Reputation: 421
I have used the solution suggested by Tomas Petricek in this question: Count unique in a Deedle Series
I have done a quick test python python and the solution above. I have slightly modified the function suggested by Tomas to sort the counts in the reverse order to match the output on the Series.count_values() from the Python function.
let unique s =
s |> Series.groupInto (fun _ v -> v) (fun _ g -> Stats.count g)
|> Series.sortBy (fun v -> -v)
When I execute the following code in F# Interactive
let rand = Random()
let l = [|1..1_000_000|] |> Array.map (fun _ -> rand.Next(1000))
|> Series.ofValues
|> unique
And using "#time" I get execution of around 1500ms in average (150ms for just creating the random Series).
I have also tested a similar code (in the Python console of PyCharm using Python 3.7)
import time
import pandas
start = time.time()
df = pandas.DataFrame(np.random.randint(0,1000,size=(1000000, 1)), columns=list('A'))
a = df['A'].value_counts()
print(a)
print("ms: %", 1000*(time.time()-start))
And I get, for the creation of the DataFrame + value_counts() around 40ms (half half for each step).
Any tip on how, at least, fasten the creation of the Series in F#? My code may not be the most efficient and I would like to know what I could do.

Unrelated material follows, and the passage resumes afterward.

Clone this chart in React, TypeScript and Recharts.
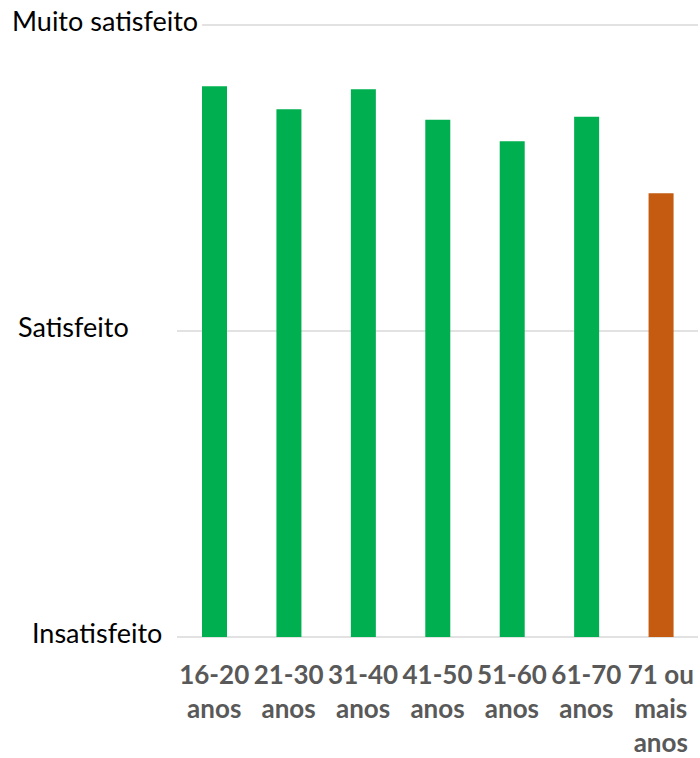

I am trying to switch the mood in my team to switch some research from Python to F# and I do not want to hear from them that F# is way to slow. Thank you all!
Upvotes: 3
Views: 149
Reputation: 11577
I know neither pandas nor deedle but I suspect the generic aggregation in Deedle don't keep up with a potentially specialized version in pandas (or pandas might just be optimized more thoroughly).
One approach is to perform the counting of values before passing the observations to Deedle.
For example:
let rand = Random ()
let variant () =
Array.init 1_000_000 (fun _ -> rand.Next(1000))
|> Array.groupBy id
|> Array.map (fun (k, vs) -> (k, vs.Length))
|> Array.sortBy (fun (_, c) -> -c)
|> Series.ofObservations
When comparing the original code with variant above it I got the following numbers.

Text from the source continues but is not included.